Smith, Kaufman and Feinberg, Circuit Judges.
Author: Per Curiam
This is a consolidated appeal from two orders of Chief Judge Sugarman of December 8, 1969 in the United States District Court for the Southern District of New York dismissing the action for want of prosecution. The underlying cause of action is apparently a private anti-trust suit seeking, among other things, some $45 million in damages and the divestiture by American Telephone and Telegraph of all its stock in Western Electric and the operating companies of the Bell System. This is the oldest action pending in the Southern District, having been initially filed in 1951. The appellant has had some ten different attorneys representing him in this case over the years, and he now appears pro se.
On May 25, 1970 the appellees filed a motion with this court to dismiss these appeals since they had been pending for five months with no action having been taken by appellant. On June 15, 1970 this court denied appellees' motion to dismiss but went on to state:
It is further ordered that the appellant shall file and docket the record and file his brief and appendix to the briefs, on both appeals, on or before July 7, 1970, in default of either of which the Clerk, without notice, shall enter an order dismissing the appeals.
The papers filed by appellant with this court do not correspond in any respect to the requirements of Rules 28 and 30 of the Federal Rules of Appellate Procedure setting forth the required content of appellant's brief and appendix.
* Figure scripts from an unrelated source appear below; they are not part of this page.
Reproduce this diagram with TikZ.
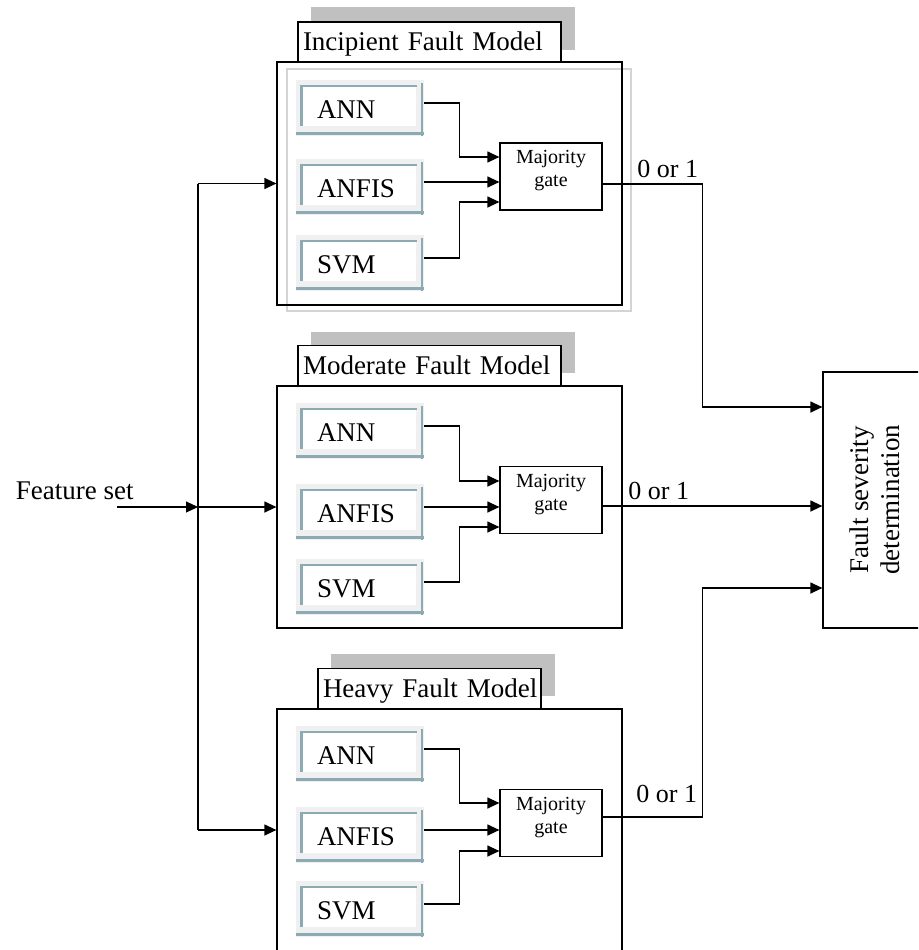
\documentclass[tikz,border=0pt]{standalone}
\usepackage{fontspec}
\setmainfont{Liberation Serif}
\usetikzlibrary{arrows.meta,calc}
\definecolor{shgray}{RGB}{240,240,240}
\definecolor{tealsh}{RGB}{140,170,180}
\definecolor{tgray}{RGB}{192,192,192}
\definecolor{lgray}{RGB}{212,212,212}
\tikzset{
  arr/.style={-{Triangle[length=12pt,width=11pt]}},
  model/.style={fill=white, minimum width=114pt, minimum height=39pt, inner xsep=15pt, inner ysep=0pt,
    text width=84pt, align=left, text height=25pt, text depth=0pt},
  gate/.style={draw, fill=white, minimum width=102pt, minimum height=67pt, inner sep=0pt, align=center,
    font=\fontsize{20}{23}\selectfont, text depth=16pt},
  titlebox/.style={draw, fill=white, minimum height=40pt, inner xsep=5pt, inner ysep=0pt,
    text height=18pt, text depth=0pt, align=left},
  mainbox/.style={draw, minimum width=345pt, inner sep=0pt},
  tealline/.style={tealsh, line width=2.5pt},
  outlbl/.style={anchor=base east, font=\fontsize{26}{30}\selectfont},
}
\newcommand\mdlbox[4]{%
  \fill[shgray] (#2-63,#3-26.5) rectangle (#2+65,#3+29.5);
  \draw[tealline] (#2-63,#3+27.5) -- (#2+65,#3+27.5);
  \draw[tealline] (#2+63,#3-23) -- (#2+63,#3+29.5);
  \node[model] (#1) at (#2,#3) {#4};
  \draw[tealline] (#1.south west) -- (#1.north west) -- (#1.north east);
}
\begin{document}
\begin{tikzpicture}[x=1pt, y=-1pt, line width=1.2pt, font=\fontsize{27}{31}\selectfont]
\useasboundingbox (0,0) rectangle (918,950);
\clip (0,0) rectangle (918,950);

% gray title shadows
\fill[tgray] (311,7) rectangle (575,50);
\fill[tgray] (311,332) rectangle (575,373);
\fill[tgray] (331,654) rectangle (555,696);

% light gray frame of the incipient model
\draw[lgray, line width=1.5pt] (287,69) rectangle (631,311);

% main boxes
\node[mainbox, minimum height=243pt] (mI) at (449.5,183.5) {};
\node[mainbox, minimum height=242pt] (mM) at (449.5,507) {};
\node[mainbox, minimum height=242pt] (mH) at (449.5,830) {};

% title boxes
\node[titlebox, text width=253pt] (tI) at (429.5,42) {\mbox{Incipient Fault Model}};
\node[titlebox, text width=253pt] (tM) at (429.5,365.5) {\mbox{Moderate Fault Model}};
\node[titlebox, text width=213pt] (tH) at (429.5,688.5) {\mbox{Heavy Fault Model}};

% classifier boxes
\mdlbox{annI}{359}{106}{ANN}
\mdlbox{anfisI}{359}{185}{ANFIS}
\mdlbox{svmI}{359}{261}{SVM}
\mdlbox{annM}{359}{429}{ANN}
\mdlbox{anfisM}{359}{510}{ANFIS}
\mdlbox{svmM}{359}{585}{SVM}
\mdlbox{annH}{359}{752}{ANN}
\mdlbox{anfisH}{359}{833}{ANFIS}
\mdlbox{svmH}{359}{907}{SVM}

% majority gates
\node[gate] (gI) at (551,176.5) {Majority\\gate};
\node[gate] (gM) at (551,500) {Majority\\gate};
\node[gate] (gH) at (551,823) {Majority\\gate};

% fault severity box
\node[draw, rotate=90, minimum width=256pt, minimum height=104pt, inner sep=0pt, align=center]
  (fault) at (875,500) {Fault severity\\determination};

% feature set input and bus
\node[anchor=base west] (fs) at (12,499) {Feature set};
\coordinate (fsS) at (117,507);
\coordinate (bus) at (198,507);
\draw[arr] (fsS) -- (bus);
\draw (bus |- mI.west) -- (bus |- mH.west);
\draw[arr] (bus |- mI.west) -- (mI.west);
\draw[arr] (bus) -- (mM.west);
\draw[arr] (bus |- mH.west) -- (mH.west);

% classifier -> gate wires
\draw[arr] ([xshift=7pt,yshift=3pt]annI.east) -| ($(gI.west)+(-40,-19.5)$) -- ($(gI.west)+(0,-19.5)$);
\draw[arr] ([xshift=7pt,yshift=3pt]anfisI.east) -- ($(gI.west)+(0,5.5)$);
\draw[arr] ([xshift=7pt,yshift=3pt]svmI.east) -| ($(gI.west)+(-40,25.5)$) -- ($(gI.west)+(0,25.5)$);

\draw[arr] ([xshift=7pt,yshift=3pt]annM.east) -| ($(gM.west)+(-40,-19)$) -- ($(gM.west)+(0,-19)$);
\draw[arr] ([xshift=7pt,yshift=3pt]anfisM.east) -- ($(gM.west)+(0,7)$);
\draw[arr] ([xshift=7pt,yshift=3pt]svmM.east) -| ($(gM.west)+(-40,27)$) -- ($(gM.west)+(0,27)$);

\draw[arr] ([xshift=7pt,yshift=3pt]annH.east) -| ($(gH.west)+(-40,-20)$) -- ($(gH.west)+(0,-20)$);
\draw[arr] ([xshift=7pt,yshift=3pt]anfisH.east) -- ($(gH.west)+(0,7)$);
\draw[arr] ([xshift=7pt,yshift=3pt]svmH.east) -| ($(gH.west)+(-40,28)$) -- ($(gH.west)+(0,28)$);

% gate -> fault severity
\draw[arr] ([yshift=-7.5pt]gI.east) -- ++(100,0) |- ($(fault.north)+(0,-93)$);
\draw[arr] ([yshift=-6pt]gM.east) -- ($(fault.north)+(0,6)$);
\draw[arr] ([yshift=6pt]gH.east) -- ++(100,0) |- ($(fault.north)+(0,88)$);

% output labels
\node[outlbl] (oI) at (702,177) {0 or 1};
\node[outlbl] (oM) at (693,499) {0 or 1};
\node[outlbl] (oH) at (701,802) {0 or 1};
\end{tikzpicture}
\end{document}
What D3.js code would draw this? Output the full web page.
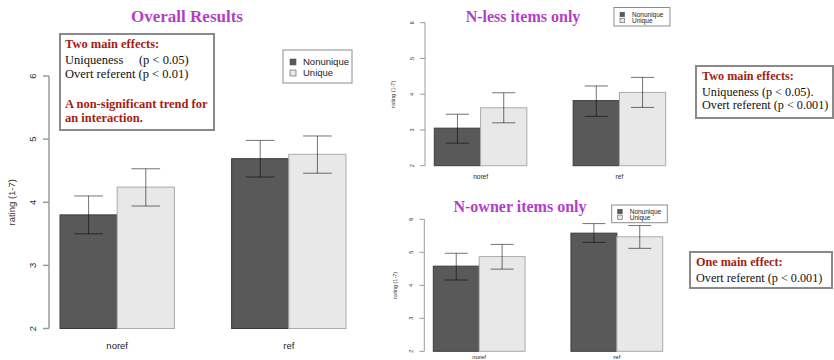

So far as one can tell, they merely reiterate appellant's claim of patent infringement under the antitrust laws. Furthermore, the appellant has not filed with this court the latter of the two orders of Judge Sugarman on which this appeal is based. Appellees contend that this appeal should therefore be dismissed for failing to meet the requirement of this court's order of June 15th (supra) as to the filing of a proper brief and appendix. There is no question that appellant did completely fail to meet these technical requirements.
However, in view of the fact that appellant is appealing pro se, we have decided to overlook the defects and consider the merits of the order of dismissal. We find the order well founded and affirm the dismissal.
Shortly before this action was commenced in 1951 the appellant filed another action against the same defendants in the New York Supreme Court. After an extended trial, judgment was entered on August 29, 1956 in favor of defendants dismissing the complaint on the merits. Appellant filed an appeal in the state court action to the Appellate Division, Third Department. Following the entry of judgment in the state Supreme Court, the parties agreed and Chief Judge Clancy ordered that the action pending in the District Court be marked off the calendar until such time as the appeal of the state court action was completed.
Over the next several years the case came before a number of different judges in the Southern District on application of plaintiff-appellant to restore the case to the calendar. In each case the motion was denied on the grounds that Petnel had failed to conclude his appeal in the state courts. Finally, on April 17, 1969 Judge Sugarman issued the following order:
The recommendation of the Special Master that Judge Clancy's order of September 27, 1956 be vacated is rejected.
The motion of defendants that this action be dismissed for lack of prosecution is denied.
The clerk will place this case on the adjourned Rule 23 calendar for December 8, 1969. If by that date the state court proceeding has not concluded by withdrawal or other final action on the appeal pending since September 14, 1956 in the Appellate Division, Third Department, in Joseph A. Petnel v. American Telephone and Telegraph Company, No. 6901, and a note of issue filed in this case in this court, the plaintiff's complaint in this case will be dismissed for lack of prosecution regardless of whether he is represented by counsel or represents himself. If plaintiff persists in his refusal to end the state court action he must accept the consequences of that decision.
Appellant failed to conclude the action in the state court and Judge Sugarman therefore entered his final order on December 8, 1969 dismissing the action with prejudice. The state court action is, as of this date, still pending.
It is clearly well within the powers of the District Court to dismiss a case for want of prosecution and such dismissal will not be disturbed on appeal absent a showing of abuse of discretion. Schwarz v. United States, 384 F.2d 833 (2d Cir. 1967). Given the bizarre history of this case and the amount of time granted to appellant to comply with the order in the District Court, we find no grounds to justify a reversal.